18. SOME LIKE IT HOT (1959)
Using a girl with a ukulele and two guys in skirts on the lam, Billy Wilder turned the gangster film on its ear and made a timeless comic gender-bender. C'mon - have you ever seen a cuter couple than Jack Lemmon and Joe E. Brown?

19. THE APARTMENT (1960)
Jack Lemmon and Shirley MacLaine fall in love in a series of small, bittersweet moments that provide shelter from their lives in big business. Moviewise, it's charming.

20. DR. STRANGELOVE (1964)
Stanley Kubrick's deep dark satire about how general (as in military) buffoonnery could trigger nuclear annihilation features Peter Sellers as an RAF officer, an impotent president, and the titular German scientist. Cold War comedy at its finest.

21. A SHOT IN THE DARK (1964)
The second time was the charm for Peter Sellers as fumbling French detective Jacques Clouseau. Sent to investigate a murder, the inept inspector ignores all facts and falls for the most obvious suspect, a beautiful maid with a knack for holding the murder weapon.
22. THE PRODUCERS (1968)
A shady theatre producer and an accountant set out to stage the worst play in history and ended up, sadly, with a huge hit.
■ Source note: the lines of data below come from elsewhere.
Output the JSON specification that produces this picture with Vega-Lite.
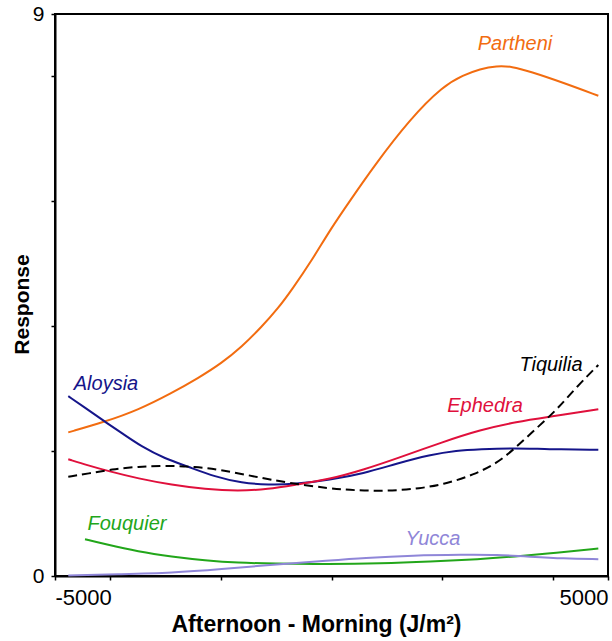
{
  "$schema": "https://vega.github.io/schema/vega-lite/v6.json",
  "width": 553,
  "height": 562,
  "autosize": "none",
  "padding": {"left": 55, "top": 14, "right": 4, "bottom": 65},
  "background": "white",
  "config": {
    "view": {"stroke": "black", "strokeWidth": 2},
    "font": "Liberation Sans"
  },
  "datasets": {
    "curves": [
      {"series": "Partheni", "x": -4760, "y": 2.30},
      {"series": "Partheni", "x": -4096, "y": 2.47},
      {"series": "Partheni", "x": -3494, "y": 2.66},
      {"series": "Partheni", "x": -2890, "y": 2.93},
      {"series": "Partheni", "x": -2409, "y": 3.17},
      {"series": "Partheni", "x": -1986, "y": 3.41},
      {"series": "Partheni", "x": -1624, "y": 3.67},
      {"series": "Partheni", "x": -1262, "y": 3.99},
      {"series": "Partheni", "x": -962, "y": 4.29},
      {"series": "Partheni", "x": -720, "y": 4.58},
      {"series": "Partheni", "x": -358, "y": 5.05},
      {"series": "Partheni", "x": 0, "y": 5.58},
      {"series": "Partheni", "x": 335, "y": 6.01},
      {"series": "Partheni", "x": 756, "y": 6.55},
      {"series": "Partheni", "x": 1420, "y": 7.32},
      {"series": "Partheni", "x": 2022, "y": 7.85},
      {"series": "Partheni", "x": 2383, "y": 8.02},
      {"series": "Partheni", "x": 2685, "y": 8.12},
      {"series": "Partheni", "x": 2987, "y": 8.17},
      {"series": "Partheni", "x": 3259, "y": 8.16},
      {"series": "Partheni", "x": 3590, "y": 8.08},
      {"series": "Partheni", "x": 4192, "y": 7.90},
      {"series": "Partheni", "x": 4825, "y": 7.69},

      {"series": "Aloysia", "x": -4760, "y": 2.88},
      {"series": "Aloysia", "x": -4398, "y": 2.66},
      {"series": "Aloysia", "x": -4096, "y": 2.47},
      {"series": "Aloysia", "x": -3794, "y": 2.29},
      {"series": "Aloysia", "x": -3432, "y": 2.07},
      {"series": "Aloysia", "x": -3011, "y": 1.88},
      {"series": "Aloysia", "x": -2590, "y": 1.75},
      {"series": "Aloysia", "x": -2107, "y": 1.59},
      {"series": "Aloysia", "x": -1624, "y": 1.49},
      {"series": "Aloysia", "x": -1143, "y": 1.46},
      {"series": "Aloysia", "x": -660, "y": 1.47},
      {"series": "Aloysia", "x": -27, "y": 1.54},
      {"series": "Aloysia", "x": 575, "y": 1.64},
      {"series": "Aloysia", "x": 1179, "y": 1.80},
      {"series": "Aloysia", "x": 1781, "y": 1.94},
      {"series": "Aloysia", "x": 2264, "y": 2.01},
      {"series": "Aloysia", "x": 2685, "y": 2.03},
      {"series": "Aloysia", "x": 3288, "y": 2.05},
      {"series": "Aloysia", "x": 3891, "y": 2.03},
      {"series": "Aloysia", "x": 4825, "y": 2.02},

      {"series": "Ephedra", "x": -4760, "y": 1.87},
      {"series": "Ephedra", "x": -4398, "y": 1.77},
      {"series": "Ephedra", "x": -4036, "y": 1.68},
      {"series": "Ephedra", "x": -3494, "y": 1.56},
      {"series": "Ephedra", "x": -2890, "y": 1.46},
      {"series": "Ephedra", "x": -2288, "y": 1.39},
      {"series": "Ephedra", "x": -1685, "y": 1.36},
      {"series": "Ephedra", "x": -1143, "y": 1.39},
      {"series": "Ephedra", "x": -660, "y": 1.46},
      {"series": "Ephedra", "x": -27, "y": 1.55},
      {"series": "Ephedra", "x": 575, "y": 1.70},
      {"series": "Ephedra", "x": 1179, "y": 1.88},
      {"series": "Ephedra", "x": 2022, "y": 2.15},
      {"series": "Ephedra", "x": 2685, "y": 2.34},
      {"series": "Ephedra", "x": 3349, "y": 2.47},
      {"series": "Ephedra", "x": 3951, "y": 2.55},
      {"series": "Ephedra", "x": 4825, "y": 2.67},

      {"series": "Tiquilia", "x": -4760, "y": 1.59},
      {"series": "Tiquilia", "x": -4398, "y": 1.64},
      {"series": "Tiquilia", "x": -3975, "y": 1.71},
      {"series": "Tiquilia", "x": -3494, "y": 1.75},
      {"series": "Tiquilia", "x": -3011, "y": 1.77},
      {"series": "Tiquilia", "x": -2468, "y": 1.75},
      {"series": "Tiquilia", "x": -1986, "y": 1.70},
      {"series": "Tiquilia", "x": -1383, "y": 1.59},
      {"series": "Tiquilia", "x": -781, "y": 1.49},
      {"series": "Tiquilia", "x": -27, "y": 1.40},
      {"series": "Tiquilia", "x": 456, "y": 1.37},
      {"series": "Tiquilia", "x": 998, "y": 1.36},
      {"series": "Tiquilia", "x": 1600, "y": 1.40},
      {"series": "Tiquilia", "x": 2083, "y": 1.48},
      {"series": "Tiquilia", "x": 2564, "y": 1.62},
      {"series": "Tiquilia", "x": 2987, "y": 1.80},
      {"series": "Tiquilia", "x": 3349, "y": 2.07},
      {"series": "Tiquilia", "x": 3711, "y": 2.37},
      {"series": "Tiquilia", "x": 4072, "y": 2.66},
      {"series": "Tiquilia", "x": 4434, "y": 3.03},
      {"series": "Tiquilia", "x": 4825, "y": 3.38},

      {"series": "Fouquier", "x": -4458, "y": 0.59},
      {"series": "Fouquier", "x": -4096, "y": 0.51},
      {"series": "Fouquier", "x": -3494, "y": 0.39},
      {"series": "Fouquier", "x": -2890, "y": 0.31},
      {"series": "Fouquier", "x": -2288, "y": 0.25},
      {"series": "Fouquier", "x": -1685, "y": 0.21},
      {"series": "Fouquier", "x": -1081, "y": 0.20},
      {"series": "Fouquier", "x": -27, "y": 0.19},
      {"series": "Fouquier", "x": 877, "y": 0.20},
      {"series": "Fouquier", "x": 1781, "y": 0.23},
      {"series": "Fouquier", "x": 2685, "y": 0.27},
      {"series": "Fouquier", "x": 3288, "y": 0.31},
      {"series": "Fouquier", "x": 4072, "y": 0.37},
      {"series": "Fouquier", "x": 4825, "y": 0.44},

      {"series": "Yucca", "x": -4760, "y": 0.01},
      {"series": "Yucca", "x": -3794, "y": 0.03},
      {"series": "Yucca", "x": -2890, "y": 0.05},
      {"series": "Yucca", "x": -1986, "y": 0.11},
      {"series": "Yucca", "x": -1081, "y": 0.18},
      {"series": "Yucca", "x": -27, "y": 0.25},
      {"series": "Yucca", "x": 575, "y": 0.29},
      {"series": "Yucca", "x": 1479, "y": 0.33},
      {"series": "Yucca", "x": 2383, "y": 0.34},
      {"series": "Yucca", "x": 2987, "y": 0.34},
      {"series": "Yucca", "x": 3590, "y": 0.31},
      {"series": "Yucca", "x": 4192, "y": 0.28},
      {"series": "Yucca", "x": 4825, "y": 0.27}
    ],
    "labels": [
      {"series": "Partheni", "x": 3318, "y": 8.52},
      {"series": "Aloysia", "x": -4078, "y": 3.07},
      {"series": "Tiquilia", "x": 3969, "y": 3.38},
      {"series": "Ephedra", "x": 2776, "y": 2.72},
      {"series": "Fouquier", "x": -3698, "y": 0.83},
      {"series": "Yucca", "x": 1835, "y": 0.59}
    ]
  },
  "layer": [
    {
      "data": {"values": [{"x": 0}]},
      "mark": {"type": "rule", "color": "black", "strokeWidth": 1},
      "encoding": {
        "x": {"field": "x", "type": "quantitative", "scale": {"domain": [-5000, 5000], "nice": false, "zero": false}}
      }
    },
    {
      "data": {"name": "curves"},
      "transform": [{"filter": "datum.series !== 'Tiquilia'"}],
      "mark": {"type": "line", "interpolate": "basis", "strokeWidth": 2},
      "encoding": {
        "x": {"field": "x", "type": "quantitative"},
        "y": {"field": "y", "type": "quantitative"},
        "color": {"field": "series", "type": "nominal", "legend": null}
      }
    },
    {
      "data": {"name": "curves"},
      "transform": [{"filter": "datum.series === 'Tiquilia'"}],
      "mark": {"type": "line", "interpolate": "basis", "strokeWidth": 2, "strokeDash": [9, 5]},
      "encoding": {
        "x": {"field": "x", "type": "quantitative"},
        "y": {"field": "y", "type": "quantitative"},
        "color": {"field": "series", "type": "nominal", "legend": null}
      }
    },
    {
      "data": {"name": "labels"},
      "mark": {"type": "text", "fontStyle": "italic", "fontSize": 20, "align": "center", "baseline": "middle", "font": "Liberation Sans"},
      "encoding": {
        "x": {"field": "x", "type": "quantitative"},
        "y": {"field": "y", "type": "quantitative"},
        "text": {"field": "series"},
        "color": {"field": "series", "type": "nominal", "legend": null}
      }
    }
  ],
  "encoding": {
    "x": {
      "field": "x", "type": "quantitative",
      "scale": {"domain": [-5000, 5000], "nice": false, "zero": false},
      "axis": {
        "title": "Afternoon - Morning (J/m²)",
        "values": [-5000, -4000, -2000, 0, 2000, 4000, 5000],
        "labelExpr": "datum.value == -5000 ? '-5000' : (datum.value == 5000 ? '5000' : '')",
        "labelFlush": true,
        "grid": false,
        "domainColor": "black", "domainWidth": 2,
        "tickColor": "black", "tickWidth": 1.5, "tickSize": 4,
        "labelFont": "Liberation Sans", "labelFontSize": 22, "labelColor": "black", "labelPadding": 7,
        "titleFont": "Liberation Sans", "titleFontSize": 23, "titleFontWeight": "bold", "titleColor": "black",
        "titleBaseline": "alphabetic", "titleY": 55, "titleX": 261
      }
    },
    "y": {
      "field": "y", "type": "quantitative",
      "scale": {"domain": [0, 9], "nice": false, "zero": true},
      "axis": {
        "title": "Response",
        "values": [0, 2, 4, 6, 8, 9],
        "labelExpr": "datum.value == 0 || datum.value == 9 ? datum.label : ''",
        "grid": false,
        "domainColor": "black", "domainWidth": 2,
        "tickColor": "black", "tickWidth": 1.5, "tickSize": 4,
        "labelFont": "Liberation Sans", "labelFontSize": 21, "labelColor": "black", "labelPadding": 7,
        "titleFont": "Liberation Sans", "titleFontSize": 21, "titleFontWeight": "bold", "titleColor": "black",
        "titleBaseline": "alphabetic", "titleAngle": -90, "titleAlign": "center", "titleX": -27, "titleY": 290
      }
    },
    "color": {
      "field": "series", "type": "nominal",
      "scale": {
        "domain": ["Partheni", "Aloysia", "Tiquilia", "Ephedra", "Fouquier", "Yucca"],
        "range": ["#f26c10", "#15158a", "#000000", "#e0103c", "#22a61a", "#8f86d8"]
      },
      "legend": null
    }
  }
}
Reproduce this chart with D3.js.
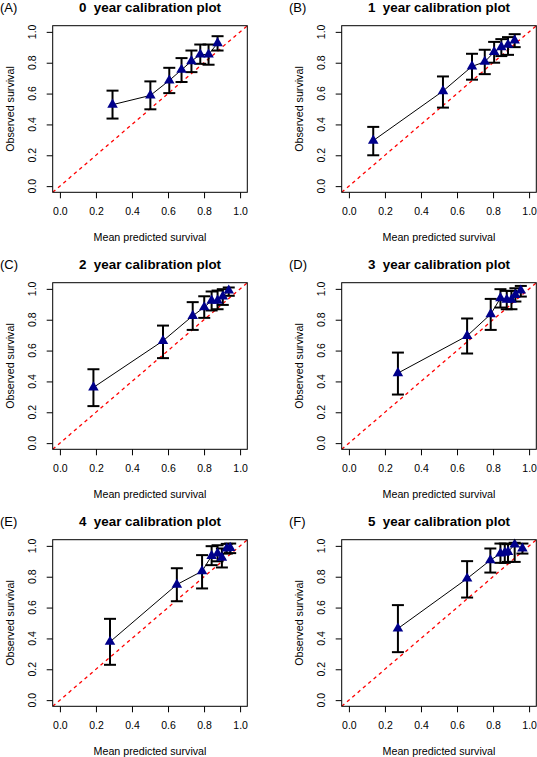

And they need only one song, "Springtime for Hitler," to do it.

23. M*A*S*H (1970)
It's hard to remember, after 11 seasons of the TV series, how startling and subversive Robert Altman's original was. It still boasts a splendid ensemble, a breezy anti-establishment attitude, and more going on in the margins than most comedies can deal with front and center.

24. SLEEPER (1973)
Woody Allen paid homage to his favorite funnymen - Groucho, Chaplin, Keaton - and in the process concocted a zany sci-fi story full of unforgettable sight gags and one-liners. If only the future really included the orgasmatron and society governed by a nose.
25. BLAZING SADDLES (1974)
With this no-holds-barred spoof of Hollywood's westerns, Mel Brooks delivered a raunchy blend of slapstick silliness, sexual innuendo, and enough racial epithets to fill a Spike Lee movie. Unforgettable line: "Mongo only pawn in Game of Life."